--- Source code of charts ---
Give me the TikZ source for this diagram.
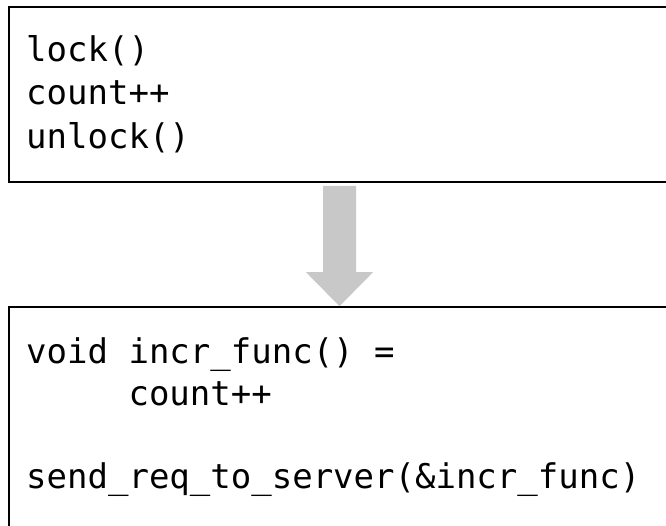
\documentclass[tikz,border=0pt]{standalone}
\usepackage{fontspec}
\setmonofont{DejaVu Sans Mono}
\usetikzlibrary{calc}
\definecolor{arrowgray}{RGB}{200,200,200}
\tikzset{
  codebox/.style={draw=black, line width=1.6pt, fill=white, inner sep=0pt, minimum width=661pt},
  codeline/.style={anchor=base west, inner sep=0pt, font=\ttfamily\fontsize{34}{40}\selectfont},
  blockarrow/.style={fill=arrowgray, draw=none}
}
\begin{document}
\begin{tikzpicture}[x=1pt,y=-1pt]
\clip (0,0) rectangle (666,525);
\fill[white] (0,0) rectangle (666,525);
\node[codebox, minimum height=175pt] (top) at (339.5,94.5) {};
\node[codebox, minimum height=233pt] (bot) at (339.5,423.5) {};
\node[codeline] (t1) at (26,61) {lock()};
\node[codeline] (t2) at (26,104.5) {count++};
\node[codeline] (t3) at (26,148) {unlock()};
\node[codeline] (b1) at (26,363) {void incr\_func() =};
\node[codeline] (b2) at (26,405) {\ \ \ \ \ count++};
\node[codeline] (b3) at (26,488) {send\_req\_to\_server(\&incr\_func)};
\fill[blockarrow] ($(top.south)+(-16.5,3)$) -- ($(top.south)+(16.5,3)$)
  -- ($(bot.north)+(16.5,-34)$) -- ($(bot.north)+(33.5,-34)$)
  -- (bot.north) -- ($(bot.north)+(-33.5,-34)$) -- ($(bot.north)+(-16.5,-34)$) -- cycle;
\end{tikzpicture}
\end{document}
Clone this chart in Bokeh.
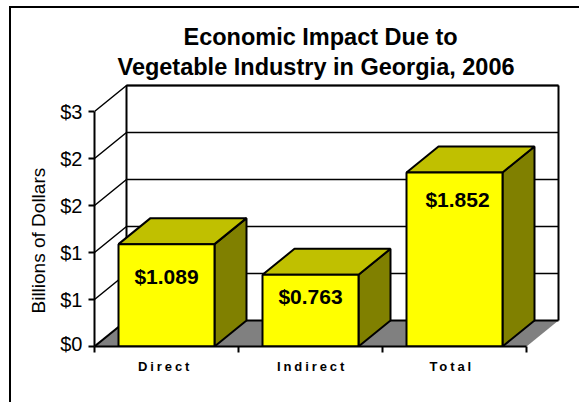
from bokeh.plotting import figure
from bokeh.layouts import column
from bokeh.models import FixedTicker, Range1d, ColumnDataSource, Title
from bokeh.core.properties import value
from bokeh.embed import file_html
from bokeh.resources import INLINE

categories = ["Direct", "Indirect", "Total"]
values = [1.089, 0.763, 1.852]
value_labels = ["$1.089", "$0.763", "$1.852"]
y_ticks = [0, 0.5, 1, 1.5, 2, 2.5]
y_tick_labels = ["$0", "$1", "$1", "$2", "$2", "$3"]
title_lines = ["Economic Impact Due to", "Vegetable Industry in Georgia, 2006"]
y_label = "Billions of Dollars"

# 3D look, in axis units
DX, DY = 32 / 144, 26 / 94
BAR_W = 2 / 3
FONT = "Liberation Sans"
X_END = (560 - 94) / 144
Y_END = 266 / 94
LINE = 2
TRACK_SHIFT = 10 / 144

p = figure(width=568, height=346, output_backend="svg", toolbar_location=None,
           x_range=Range1d(0, X_END), y_range=Range1d(0, Y_END),
           min_border_left=83, min_border_right=19, min_border_top=72, min_border_bottom=8)
p.outline_line_color = None
p.grid.visible = False
p.background_fill_color = "white"
p.border_fill_color = "white"

n = len(categories)
top = y_ticks[-1]
# floor
p.patch([0, n, n + DX, DX], [0, 0, DY, DY], fill_color="#808080", line_color=None)
# back and side wall lines
for t in y_ticks[1:]:
    p.line([0, DX, n + DX], [t, t + DY, t + DY], line_color="black", line_width=1.5)
p.line([DX, n + DX], [DY, DY], line_color="black", line_width=LINE)
p.line([DX, DX], [DY, top + DY], line_color="black", line_width=LINE)
p.line([n + DX, n + DX], [DY, top + DY], line_color="black", line_width=LINE)
p.line([DX, n + DX], [top + DY, top + DY], line_color="black", line_width=LINE)
p.line([0, DX], [0, DY], line_color="black", line_width=LINE)

# bars
for i, v in enumerate(values):
    x0 = i + (1 - BAR_W) / 2
    x1 = x0 + BAR_W
    p.patch([x1, x1 + DX, x1 + DX, x1], [0, DY, v + DY, v], fill_color="#808000",
            line_color="black", line_width=LINE)
    p.patch([x0, x1, x1 + DX, x0 + DX], [v, v, v + DY, v + DY], fill_color="#C0C000",
            line_color="black", line_width=LINE)
    p.patch([x0, x1, x1, x0], [0, 0, v, v], fill_color="#FFFF00",
            line_color="black", line_width=LINE)

src = ColumnDataSource(dict(x=[i + 0.5 for i in range(n)], y=values, t=value_labels,
                            xo=[0, 0, 3], yo=[32, 22, 27]))
p.text("x", "y", text="t", x_offset="xo", y_offset="yo", source=src, text_align="center",
       text_baseline="middle", text_font=value(FONT), text_font_style="bold",
       text_font_size="21px", text_color="black")

# axes
ya = p.yaxis[0]
ya.ticker = FixedTicker(ticks=y_ticks)
ya.major_label_overrides = dict(zip(y_ticks, y_tick_labels))
ya.bounds = (0, top)
ya.major_tick_in = 0
ya.major_tick_out = 6
ya.minor_tick_line_color = None
ya.major_tick_line_width = LINE
ya.axis_line_width = LINE
ya.major_label_standoff = 6
ya.major_label_text_font = FONT
ya.major_label_text_font_size = "20px"
ya.major_label_text_color = "black"

xa = p.xaxis[0]
xa.ticker = FixedTicker(ticks=list(range(n + 1)))
xa.major_label_text_font_size = "0px"
xa.major_label_text_color = None
xa.bounds = (0, n)
xa.major_tick_in = 0
xa.major_tick_out = 6
xa.minor_tick_line_color = None
xa.major_tick_line_width = LINE
xa.axis_line_width = LINE

for line, so, off in zip(reversed(title_lines), (1, 4), (23, 89)):
    p.add_layout(Title(text=line, align="left", offset=off, text_font=FONT,
                       text_font_size="23.5px", text_font_style="bold", text_color="black",
                       standoff=so), "above")

p.add_layout(Title(text=y_label, align="left", offset=33, text_font=FONT,
                   text_font_size="19px", text_font_style="normal", text_color="black",
                   standoff=17), "left")

# category labels live in their own strip so only they get the wide tracking
q = figure(width=568, height=48, output_backend="svg", toolbar_location=None,
           x_range=Range1d(TRACK_SHIFT, X_END + TRACK_SHIFT), y_range=Range1d(0, 1),
           min_border_left=83, min_border_right=19, min_border_top=0, min_border_bottom=45)
q.outline_line_color = None
q.grid.visible = False
q.yaxis.visible = False
q.styles = {"letter-spacing": "2.9px"}
qa = q.xaxis[0]
qa.ticker = FixedTicker(ticks=[i + 0.5 for i in range(n)])
qa.major_label_overrides = {i + 0.5: c for i, c in enumerate(categories)}
qa.axis_line_color = None
qa.major_tick_line_color = None
qa.minor_tick_line_color = None
qa.major_label_standoff = -5
qa.major_label_text_font = FONT
qa.major_label_text_font_style = "bold"
qa.major_label_text_font_size = "13px"
qa.major_label_text_color = "black"

root = column(p, q, spacing=0)
root.styles = {"border-top": "2px solid black", "border-left": "2px solid black",
               "margin-left": "9px", "margin-top": "6px", "box-sizing": "content-box"}

open("out.html", "w").write(file_html(root, INLINE))
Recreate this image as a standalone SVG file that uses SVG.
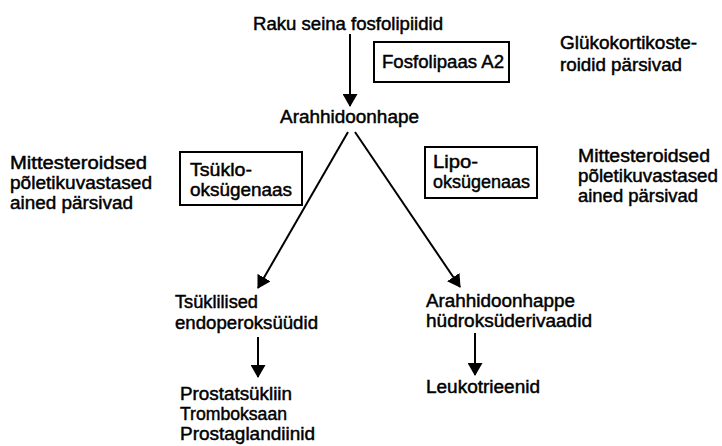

--- REQUIREMENTS ---
Search the data above for lines holding "standalone" and copy each of them.

--- SOLUTION TO THIS TASK ---
\documentclass[tikz,border=0pt]{standalone}
Recreate this image as a standalone SVG file that uses SVG.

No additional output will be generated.